Saint Celestine V and the First Jubilee of the Catholic Church
Pope Boniface VIII, Celestine’s successor, imprisoned the former pope lest opponents of the resignation attempt to install Celestine as antipope. Celestine V died a prisoner ten months later.
Peter of Morrone was canonized in 1313 and since 1327 he is buried in the Basilica of Santa Maria di Collemaggio in L’Aquila.
According to Johannes Grohe, a professor of medieval history, heavenly forgiveness was the precursor to the holy years, or jubilees, which the Church typically celebrates every 25 years.
In 1300, Pope Boniface VIII issued a bull of indulgence proclaiming that Christians who confessed their sins, received the Eucharist, and made a pilgrimage to Rome could receive a plenary indulgence.
Boniface VIII “was inspired” by Celestine V’s own “Jubilee” at L’Aquila, which began in 1294 and continued after his papal abdication and death, Grohe told EWTN News in an interview the month last. “This indulgence of Pope Celestine V was the precursor, one might say, of the first great Jubilee.”

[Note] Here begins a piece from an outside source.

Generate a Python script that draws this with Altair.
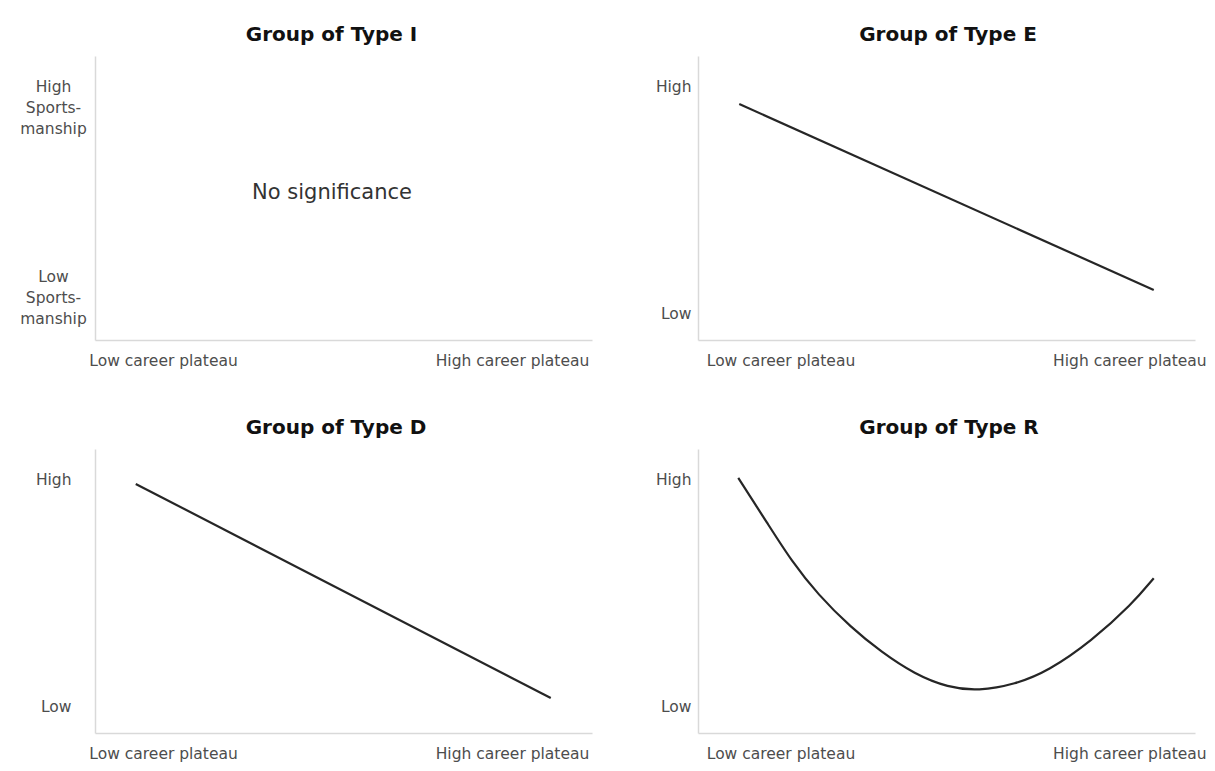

Both traditions continue to this day. In L’Aquila, the Celestinian Pardon, or Perdonanza Celestiniana as it is known in Italian, will celebrate its 728th year with a visit from Pope Francis on August 28 to open the Holy Door.
Now a week-long festival, the Pardon has become an unmissable cultural, but also spiritual event.
Jubilee years in the Church, also called holy years, have continued through the centuries. An essential aspect of a Holy Year is the indulgence attached to entering the Holy Door of one of Rome’s four major basilicas, including that of St. Peter.
Preparations are already underway in Rome and the Vatican for the next Ordinary Jubilee in 2025.